Multi Conjugate Adaptive Optics correction on an 8 meters telescope: a NIRVANA from the lab to the sky
In the last 50 years the apertures of the world largest ground-based telescopes doubled, passing from the 5 m of the Hale telescope (1948) to the over 10 m of the Gran Telescopio Canarias, serving the astronomers in their attempts to push further and further the boundaries of our knowledge of the sky. The astronomical community is now looking forward to the era of the 40 m telescope (Extremely Large Telescope, ELT), which will further improve the studies in many astronomical fields, enabling the observation of very faint and distant objects, beyond the limits of the currently known universe.
However, since these telescopes are located on the ground and they are naturally affected by atmospherical seeing, even the largest telescope would be equivalent, in term of resolution and image quality, to a telescope of few tens of centimetres in diameter, if the seeing is not compensated.
This is exactly the aim of Adaptive Optics, which plays a key role in the modern ground-based telescope, as it allows the telescope to recover, completely or partially, its theoretical resolution imposed by diffraction. Many different kinds and approaches to Adaptive Optics have been proposed in the last decades, each one with its level of correction, sky coverage, complexities etc.
LINC-NIRVANA, the Fizeau interferometer for the LBT, is equipped with a complex Multi-Conjugate Adapive Optics system (MCAO), which allows to uniformily correct a 2 arcmin Field of View, enabling interferometric imaging on a 10 x 10 arcsec Field of View with a 23 m telescope equivalent resolution. When operated in this configuration, the LBT can be considered a precursor of the ELTs.

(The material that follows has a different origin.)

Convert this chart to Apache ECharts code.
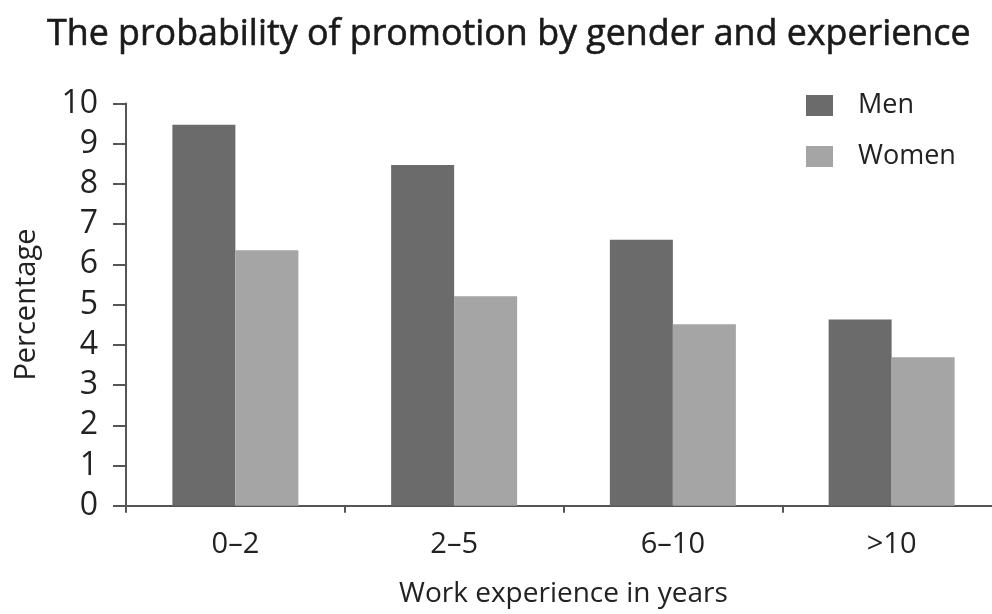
<!DOCTYPE html>
<html>
<head>
<meta charset="utf-8">
<script src="https://cdn.jsdelivr.net/npm/echarts@6/dist/echarts.min.js"></script>
<style>html,body{margin:0;padding:0;background:#fff}#c{width:992px;height:614px}</style>
</head>
<body>
<div id="c"></div>
<script>
const categories = ['0\u20132', '2\u20135', '6\u201310', '>10'];
const men = [9.47, 8.47, 6.61, 4.63];
const women = [6.35, 5.21, 4.51, 3.69];
const yTicks = [0, 1, 2, 3, 4, 5, 6, 7, 8, 9, 10];

const FONT = '"Open Sans"';
const chart = echarts.init(document.getElementById('c'), null, {renderer: 'canvas'});
chart.setOption({
  backgroundColor: '#ffffff',
  animation: false,
  title: {
    text: 'The probability of promotion by gender and experience',
    left: 42, top: 12,
    textStyle: {fontFamily: FONT, fontSize: 35.8, fontWeight: 'normal', color: '#1a1a1a',
                textBorderColor: '#1a1a1a', textBorderWidth: 0.6}
  },
  legend: {
    orient: 'vertical', left: 806, top: 92, padding: 0,
    itemWidth: 27, itemHeight: 21, itemGap: 24,
    icon: 'rect',
    textStyle: {fontFamily: FONT, fontSize: 27, color: '#222', padding: [0, 0, 0, 20]},
    data: ['Men', 'Women']
  },
  grid: {left: 126, width: 875, top: 103.5, bottom: 108.3, containLabel: false, outerBoundsMode: 'none'},
  xAxis: {
    type: 'category', data: categories,
    name: 'Work experience in years', nameLocation: 'middle', nameGap: 74,
    nameTextStyle: {fontFamily: FONT, fontSize: 28, color: '#222'},
    axisLine: {lineStyle: {color: '#555', width: 2}},
    axisTick: {show: true, length: 7, lineStyle: {color: '#555', width: 2}},
    axisLabel: {fontFamily: FONT, fontSize: 29, color: '#222', margin: 25}
  },
  yAxis: {
    type: 'value', min: yTicks[0], max: yTicks[yTicks.length - 1], interval: 1,
    name: 'Percentage', nameLocation: 'middle', nameGap: 85,
    nameTextStyle: {fontFamily: FONT, fontSize: 29, color: '#222'},
    axisLine: {show: true, lineStyle: {color: '#555', width: 2}},
    axisTick: {show: true, length: 13, lineStyle: {color: '#555', width: 2}},
    axisLabel: {fontFamily: FONT, fontSize: 32, color: '#222', margin: 28},
    splitLine: {show: false}
  },
  series: [
    {name: 'Men', type: 'bar', data: men, barWidth: 63, barGap: '0%', itemStyle: {color: '#6b6b6b'}},
    {name: 'Women', type: 'bar', data: women, barWidth: 63, barGap: '0%', itemStyle: {color: '#a5a5a5'}}
  ]
});
</script>
</body>
</html>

In this Thesis I give a detailed description of the MCAO system serving LINC-NIRVANA, and in particular of its main subsystems, the Ground layer Wavefront Sensor (GWS) and the High layer Wavefront Sensor (HWS). I give an overview of the optical concepts and layout of the MCAO module, going through the definition of the alignment procedures defined to match the tight tolerances required to correctly operate the instrument, and concluding with the results and verifications of the alignment.
I also widely describe the operations and the results of a Pathfinder Experiment, in which one of the two GWSs has been tested at the LBT as a stand alone system in order to verify its ability to drive the Adaptive Secondary Mirror of the LBT and also our ability to make it possible. In this way we acquired experience in view of the LINC-NIRVANA commissioning, planned at the end of 2016.
Since LINC-NIRVANA is an Italian/German collaboration, the work described in this Thesis was carried out in three countries: Italy, Germany and U.S.